Listen Up: 'Barstow & Grand' editor shares journal's story

Debut reading will be held Thursday at Volume One Gallery

  • Rasmussen-Eric-102217

Editor’s note: Listen Up is a Q&A featuring locals in the arts and culture community.

This week: Eric Rasmussen, editor of “Barstow & Grand” literary journal, reflects on the journey it took to create Eau Claire’s first community literary journal and what it means to be a part of it. The “Barstow & Grand” debut reading will take place at 7 p.m. Thursday in the Volume One Gallery, 205 N. Dewey St. 

Why did you think the Eau Claire area needed a literary publication?

B.J. (Hollars) is a good friend of mine, and watching what he’s done with the Chippewa Valley Writers Guild is very inspiring. 

I really wanted to play along so I tried to come up with an idea for how to do that.

I've served as a fiction editor for an online journal and a reader for a different journal. 

That gave me just enough experience to think I knew what I was doing, but not enough experience to actually understand what I was getting myself into, which is like the sweet spot of actually making something like this happen.

Eau Claire has a really strong writing community. There are tons of writers’ groups and people interested in writing and well more than a handful of people out there publishing, so it felt like if there was anything we were missing, it was an outlet.

What do you think about the first issue?

Just the fact that it exists is such a huge thing.
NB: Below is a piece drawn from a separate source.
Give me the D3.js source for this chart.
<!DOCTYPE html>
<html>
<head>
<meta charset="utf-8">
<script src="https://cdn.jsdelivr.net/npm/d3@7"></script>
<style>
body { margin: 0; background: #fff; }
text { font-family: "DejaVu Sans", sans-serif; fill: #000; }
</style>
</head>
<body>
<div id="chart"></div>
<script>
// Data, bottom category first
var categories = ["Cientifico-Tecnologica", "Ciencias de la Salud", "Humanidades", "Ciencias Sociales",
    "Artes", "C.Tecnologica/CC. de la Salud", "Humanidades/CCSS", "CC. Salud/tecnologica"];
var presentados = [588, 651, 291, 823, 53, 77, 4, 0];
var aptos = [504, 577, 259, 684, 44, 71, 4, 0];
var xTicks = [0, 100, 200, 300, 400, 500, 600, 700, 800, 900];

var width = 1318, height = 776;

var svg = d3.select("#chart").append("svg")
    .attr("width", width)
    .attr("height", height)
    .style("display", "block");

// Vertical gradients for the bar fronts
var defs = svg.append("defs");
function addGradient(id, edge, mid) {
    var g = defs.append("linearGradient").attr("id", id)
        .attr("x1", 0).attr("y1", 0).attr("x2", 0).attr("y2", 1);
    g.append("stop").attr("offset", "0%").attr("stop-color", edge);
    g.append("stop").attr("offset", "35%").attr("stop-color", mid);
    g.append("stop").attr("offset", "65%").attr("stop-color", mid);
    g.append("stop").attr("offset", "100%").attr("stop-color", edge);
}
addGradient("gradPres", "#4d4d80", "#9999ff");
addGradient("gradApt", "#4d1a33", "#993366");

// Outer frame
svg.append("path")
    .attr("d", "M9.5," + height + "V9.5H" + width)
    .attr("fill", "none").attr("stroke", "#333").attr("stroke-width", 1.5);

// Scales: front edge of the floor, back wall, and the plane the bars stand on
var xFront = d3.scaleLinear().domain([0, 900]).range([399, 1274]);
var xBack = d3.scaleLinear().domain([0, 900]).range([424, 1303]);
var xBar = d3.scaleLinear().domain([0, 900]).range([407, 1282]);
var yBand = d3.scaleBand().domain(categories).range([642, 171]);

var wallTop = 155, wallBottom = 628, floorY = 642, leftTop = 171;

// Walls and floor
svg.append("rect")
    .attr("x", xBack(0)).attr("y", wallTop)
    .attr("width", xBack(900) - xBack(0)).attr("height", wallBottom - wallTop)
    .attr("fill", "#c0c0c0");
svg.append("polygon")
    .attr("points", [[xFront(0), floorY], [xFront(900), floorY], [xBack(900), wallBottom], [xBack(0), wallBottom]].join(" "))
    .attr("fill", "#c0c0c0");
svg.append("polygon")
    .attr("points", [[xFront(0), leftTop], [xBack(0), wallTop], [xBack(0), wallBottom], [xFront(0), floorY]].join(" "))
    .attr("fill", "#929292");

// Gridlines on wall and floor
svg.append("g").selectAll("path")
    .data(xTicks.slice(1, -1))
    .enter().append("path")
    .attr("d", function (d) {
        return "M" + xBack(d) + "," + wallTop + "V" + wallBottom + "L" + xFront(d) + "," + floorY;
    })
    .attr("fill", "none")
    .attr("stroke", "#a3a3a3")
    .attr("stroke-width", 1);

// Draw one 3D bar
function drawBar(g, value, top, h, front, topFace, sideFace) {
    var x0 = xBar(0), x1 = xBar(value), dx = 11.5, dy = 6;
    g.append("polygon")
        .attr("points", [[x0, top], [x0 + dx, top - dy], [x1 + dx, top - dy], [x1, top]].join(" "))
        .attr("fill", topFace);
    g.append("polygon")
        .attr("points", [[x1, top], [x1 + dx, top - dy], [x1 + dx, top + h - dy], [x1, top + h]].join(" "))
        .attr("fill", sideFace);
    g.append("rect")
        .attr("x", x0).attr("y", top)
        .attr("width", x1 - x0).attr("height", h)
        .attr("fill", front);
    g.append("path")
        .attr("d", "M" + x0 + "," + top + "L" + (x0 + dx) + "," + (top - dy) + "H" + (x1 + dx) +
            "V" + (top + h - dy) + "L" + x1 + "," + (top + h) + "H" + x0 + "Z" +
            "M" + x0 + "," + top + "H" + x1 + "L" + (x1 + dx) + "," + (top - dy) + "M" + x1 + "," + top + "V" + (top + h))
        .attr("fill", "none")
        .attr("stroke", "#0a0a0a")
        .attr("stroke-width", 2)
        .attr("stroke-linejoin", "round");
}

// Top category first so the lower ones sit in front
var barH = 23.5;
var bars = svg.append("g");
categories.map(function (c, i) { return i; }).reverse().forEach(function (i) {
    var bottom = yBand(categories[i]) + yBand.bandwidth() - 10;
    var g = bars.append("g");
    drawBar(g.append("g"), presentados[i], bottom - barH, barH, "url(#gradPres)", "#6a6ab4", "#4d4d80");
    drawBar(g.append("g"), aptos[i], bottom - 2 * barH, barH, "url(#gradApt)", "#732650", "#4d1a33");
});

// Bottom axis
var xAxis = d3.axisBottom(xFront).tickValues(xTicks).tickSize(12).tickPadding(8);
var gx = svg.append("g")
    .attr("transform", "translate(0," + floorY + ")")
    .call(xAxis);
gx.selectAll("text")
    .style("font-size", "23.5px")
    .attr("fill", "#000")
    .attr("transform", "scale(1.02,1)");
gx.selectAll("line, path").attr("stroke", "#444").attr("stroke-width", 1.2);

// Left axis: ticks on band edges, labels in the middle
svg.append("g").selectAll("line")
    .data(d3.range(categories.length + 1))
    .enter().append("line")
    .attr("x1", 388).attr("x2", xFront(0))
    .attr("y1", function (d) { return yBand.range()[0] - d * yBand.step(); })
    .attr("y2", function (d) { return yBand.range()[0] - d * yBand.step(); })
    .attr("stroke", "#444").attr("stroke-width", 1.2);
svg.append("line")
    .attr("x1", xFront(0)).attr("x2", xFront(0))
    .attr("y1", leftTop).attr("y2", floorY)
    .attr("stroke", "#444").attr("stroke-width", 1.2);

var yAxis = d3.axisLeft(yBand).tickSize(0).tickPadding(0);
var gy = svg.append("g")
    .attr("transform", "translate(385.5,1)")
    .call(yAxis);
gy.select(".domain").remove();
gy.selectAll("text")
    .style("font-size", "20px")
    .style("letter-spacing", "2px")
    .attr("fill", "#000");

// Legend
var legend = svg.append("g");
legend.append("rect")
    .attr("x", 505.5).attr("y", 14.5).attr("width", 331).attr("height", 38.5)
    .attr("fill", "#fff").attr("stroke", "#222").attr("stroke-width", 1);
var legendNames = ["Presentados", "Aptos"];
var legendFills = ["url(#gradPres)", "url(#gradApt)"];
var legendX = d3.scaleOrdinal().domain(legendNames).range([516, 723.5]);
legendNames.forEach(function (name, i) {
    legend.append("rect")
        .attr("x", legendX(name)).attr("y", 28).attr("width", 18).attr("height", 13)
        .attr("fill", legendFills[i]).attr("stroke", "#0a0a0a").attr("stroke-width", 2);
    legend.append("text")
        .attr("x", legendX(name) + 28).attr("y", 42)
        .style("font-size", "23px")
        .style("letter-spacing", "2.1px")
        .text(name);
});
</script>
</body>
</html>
I’m really proud of it.

We’ve got some really fantastic local authors and some people who have never really published before, big names from around town like Bruce Taylor and Jerry Poling, alongside some folks that have much more tenuous connections to the area, but that’s what we really wanted.

We wanted this to be a community journal in the broadest sense possible, so (have) people who’ve lived here their entire lives and people who visited one time and liked what we have going on around here. 
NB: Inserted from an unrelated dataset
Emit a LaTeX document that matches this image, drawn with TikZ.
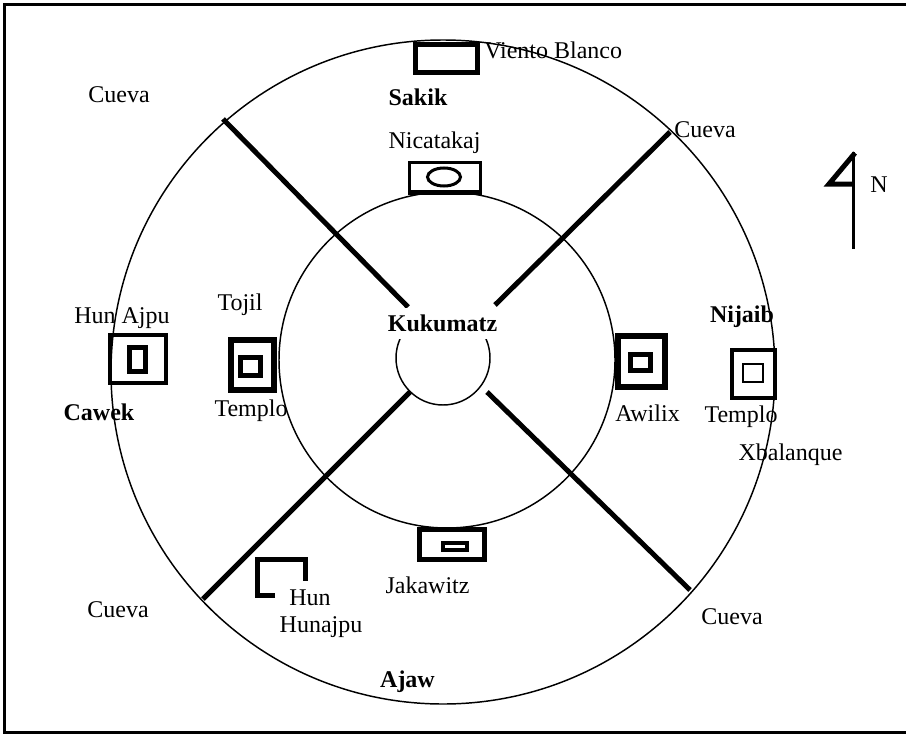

There’s some very high-quality writing in there.

It’s been a lot of work, but I’m very proud of what came out of it.

It really makes an interesting argument for what constitutes a writing community in the 21st century. 
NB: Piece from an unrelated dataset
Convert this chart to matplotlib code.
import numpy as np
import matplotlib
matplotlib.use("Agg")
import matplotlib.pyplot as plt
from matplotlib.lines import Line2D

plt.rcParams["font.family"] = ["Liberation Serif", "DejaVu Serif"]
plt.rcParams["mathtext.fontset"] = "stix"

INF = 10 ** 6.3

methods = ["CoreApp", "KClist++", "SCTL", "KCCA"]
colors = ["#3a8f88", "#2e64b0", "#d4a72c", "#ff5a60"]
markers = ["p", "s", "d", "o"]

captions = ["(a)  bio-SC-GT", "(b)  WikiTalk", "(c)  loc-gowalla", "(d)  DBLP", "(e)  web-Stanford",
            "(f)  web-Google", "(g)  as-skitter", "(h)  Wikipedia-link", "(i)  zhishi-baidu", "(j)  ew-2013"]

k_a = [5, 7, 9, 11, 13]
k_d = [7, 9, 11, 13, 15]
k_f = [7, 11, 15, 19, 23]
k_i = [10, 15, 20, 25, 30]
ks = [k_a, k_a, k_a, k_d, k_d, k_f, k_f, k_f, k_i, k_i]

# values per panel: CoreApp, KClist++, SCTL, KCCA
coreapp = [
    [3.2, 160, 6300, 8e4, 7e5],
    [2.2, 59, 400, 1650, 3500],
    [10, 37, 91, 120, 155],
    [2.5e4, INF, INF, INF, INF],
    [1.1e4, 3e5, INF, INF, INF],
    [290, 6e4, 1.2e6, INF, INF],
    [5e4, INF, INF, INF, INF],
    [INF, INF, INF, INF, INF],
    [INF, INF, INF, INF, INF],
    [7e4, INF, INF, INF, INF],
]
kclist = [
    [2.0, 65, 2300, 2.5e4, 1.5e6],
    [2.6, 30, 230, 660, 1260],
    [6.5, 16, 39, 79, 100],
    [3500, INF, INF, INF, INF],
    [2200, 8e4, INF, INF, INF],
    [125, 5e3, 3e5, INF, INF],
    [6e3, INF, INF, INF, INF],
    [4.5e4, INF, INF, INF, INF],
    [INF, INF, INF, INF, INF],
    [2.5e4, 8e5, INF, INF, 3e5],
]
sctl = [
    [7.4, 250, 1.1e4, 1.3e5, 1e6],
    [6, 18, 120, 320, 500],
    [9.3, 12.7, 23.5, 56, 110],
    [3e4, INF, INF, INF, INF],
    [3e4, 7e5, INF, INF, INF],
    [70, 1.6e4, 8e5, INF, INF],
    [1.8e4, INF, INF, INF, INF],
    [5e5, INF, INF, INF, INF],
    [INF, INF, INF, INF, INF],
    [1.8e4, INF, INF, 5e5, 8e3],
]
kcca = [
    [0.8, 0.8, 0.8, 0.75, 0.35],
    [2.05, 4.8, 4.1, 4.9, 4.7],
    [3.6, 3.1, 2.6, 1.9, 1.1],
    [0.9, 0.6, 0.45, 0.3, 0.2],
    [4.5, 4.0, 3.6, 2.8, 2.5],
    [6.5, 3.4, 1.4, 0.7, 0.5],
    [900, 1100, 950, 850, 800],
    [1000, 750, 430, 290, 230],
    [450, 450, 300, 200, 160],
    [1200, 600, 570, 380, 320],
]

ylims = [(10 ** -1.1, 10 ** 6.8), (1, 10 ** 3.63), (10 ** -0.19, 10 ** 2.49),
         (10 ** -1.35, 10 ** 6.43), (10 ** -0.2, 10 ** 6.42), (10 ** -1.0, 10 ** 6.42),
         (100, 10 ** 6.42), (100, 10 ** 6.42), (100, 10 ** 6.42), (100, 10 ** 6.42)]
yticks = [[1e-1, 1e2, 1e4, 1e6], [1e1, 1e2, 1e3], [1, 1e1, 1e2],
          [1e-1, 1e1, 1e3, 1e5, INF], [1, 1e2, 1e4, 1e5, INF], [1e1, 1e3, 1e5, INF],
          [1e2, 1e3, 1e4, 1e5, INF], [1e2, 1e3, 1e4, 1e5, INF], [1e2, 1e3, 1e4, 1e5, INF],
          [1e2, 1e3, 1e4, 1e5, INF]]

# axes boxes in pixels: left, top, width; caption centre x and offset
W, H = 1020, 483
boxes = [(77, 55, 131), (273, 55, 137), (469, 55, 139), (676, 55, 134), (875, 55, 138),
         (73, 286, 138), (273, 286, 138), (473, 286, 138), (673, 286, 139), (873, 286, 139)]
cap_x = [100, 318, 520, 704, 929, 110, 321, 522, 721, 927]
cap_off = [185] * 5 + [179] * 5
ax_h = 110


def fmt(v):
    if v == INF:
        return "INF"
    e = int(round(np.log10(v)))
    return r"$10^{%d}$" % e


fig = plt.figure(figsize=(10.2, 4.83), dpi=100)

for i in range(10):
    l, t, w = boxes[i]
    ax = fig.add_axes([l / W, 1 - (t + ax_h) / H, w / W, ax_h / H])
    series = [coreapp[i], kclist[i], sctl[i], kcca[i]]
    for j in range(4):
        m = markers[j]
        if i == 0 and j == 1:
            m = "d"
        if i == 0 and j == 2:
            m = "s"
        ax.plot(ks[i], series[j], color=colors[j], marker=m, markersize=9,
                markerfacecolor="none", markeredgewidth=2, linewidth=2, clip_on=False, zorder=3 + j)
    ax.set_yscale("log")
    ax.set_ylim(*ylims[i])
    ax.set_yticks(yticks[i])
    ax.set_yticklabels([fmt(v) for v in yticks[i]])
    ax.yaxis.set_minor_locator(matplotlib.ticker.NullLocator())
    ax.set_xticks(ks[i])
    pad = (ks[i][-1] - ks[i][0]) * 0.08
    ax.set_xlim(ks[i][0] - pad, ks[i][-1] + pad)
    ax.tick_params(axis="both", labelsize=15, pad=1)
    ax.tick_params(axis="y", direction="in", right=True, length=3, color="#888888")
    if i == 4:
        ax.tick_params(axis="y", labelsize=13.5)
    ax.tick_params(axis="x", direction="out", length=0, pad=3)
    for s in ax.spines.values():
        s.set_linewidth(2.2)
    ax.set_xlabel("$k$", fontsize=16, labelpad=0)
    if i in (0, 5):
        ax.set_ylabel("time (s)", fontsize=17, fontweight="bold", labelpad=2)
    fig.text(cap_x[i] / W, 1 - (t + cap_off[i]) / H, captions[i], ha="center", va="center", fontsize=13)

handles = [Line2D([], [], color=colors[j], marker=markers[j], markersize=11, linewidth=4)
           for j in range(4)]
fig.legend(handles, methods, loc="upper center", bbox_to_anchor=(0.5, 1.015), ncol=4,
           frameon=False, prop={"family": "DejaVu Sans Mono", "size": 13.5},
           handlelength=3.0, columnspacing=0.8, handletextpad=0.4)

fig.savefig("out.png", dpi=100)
(For example), people who visited to go to the Cirenaica (writing) retreat and are still in contact with people around town because of the internet.

Do pieces have to be about this area?

No, not at all, but it ended up that a lot were. That was one of the ways we put the journal together. We start off with some very Chippewa Valley-specific pieces and then as it goes it kind of spreads out.

We even have some science fiction in there that takes you to outer space and certainly elsewhere in the country.

What was the process of putting this together?

For sure this never ever would have happened without all of the help. We had a brainstorming meeting last fall to invite people to come in, say what they thought about the idea.

Then we took applications for editors and readers. We had six readers that read through everything blind and three editors who looked at the pieces the readers liked and pulled it together from there.

How does it compare to your expectations of what this publication would look like?

I knew if I was able to rely on the talents of others, even if I didn’t have a real clear picture going in, I knew it was going to be fantastic. Obviously the eidtors and readers contributed a ton.

Last spring a designer, approached us to say he could help. He handled a lot of the page layout and did our cover, which was nothing I could ever come up with.

And then tons of help, my wife is in publishing. Bridget Olson did some design work, too.

I didn’t want to take too tight of control of this thing because I knew it would be better if everyone made contributions of their own, and I think we were pretty successful.

What does it mean to you to be a part of this production?

Enough people have talked about Eau Claire and the investment in the arts and all of that, and I’m really flattered to play some tiny role in that. 

To say I’ve contributed to the Eau Claire renaissance we’re going through is cool.

I’m honored to participate and that’s what I wanted to do all along.

What will happen at the debut reading?

We’ve got I think 11 readers. They’ll each read something from the journal or something of their own, and then we’ll talk a little bit about the process.

What are your goals now that you’ve done the first issue?

For issue two I really want to expand the pool of submitters. 

I think Eau Claire has a lot of voices we didn’t hear from. 

That’s everything from attracting maybe some more of our successful authors to send in work and be seen as a legitimate publication opportunity, all the way through the tons of fantasy and sci-fi writing groups that may have assumed they didn’t have a place in the journal, and we really want this to be a community thing.

Maybe reaching out to some other genres, other types of writers. 

We did manage to build a pretty diverse group, but it’s still pretty university-heavy.

There’s plenty of support for writers to write in town, and there is not a lot of opportunity to learn about what happens next. 

If we can provide someone with a little experience in submitting — every writer has been rejected a billion times, so if we give you the support of rejection or, even better, the first publication, that would be huge.

How do you hope to be different from other area publications (ie. Volume One, NOTA, Leader-Telegram)?

Those organizations are fantastically supportive of writers around the community, but opportunities are a little more limited and approaching an organization like Volume One or even the Leader-Telegram, that’s maybe a much bigger step than a lot of people know how to take.

We’re always going to stick to the idea of being a community journal, represent the writing the community does.

There are definitely places for creative writing but if we can be maybe the Chippewa Valley’s best example of that, then we’ll have done something pretty cool.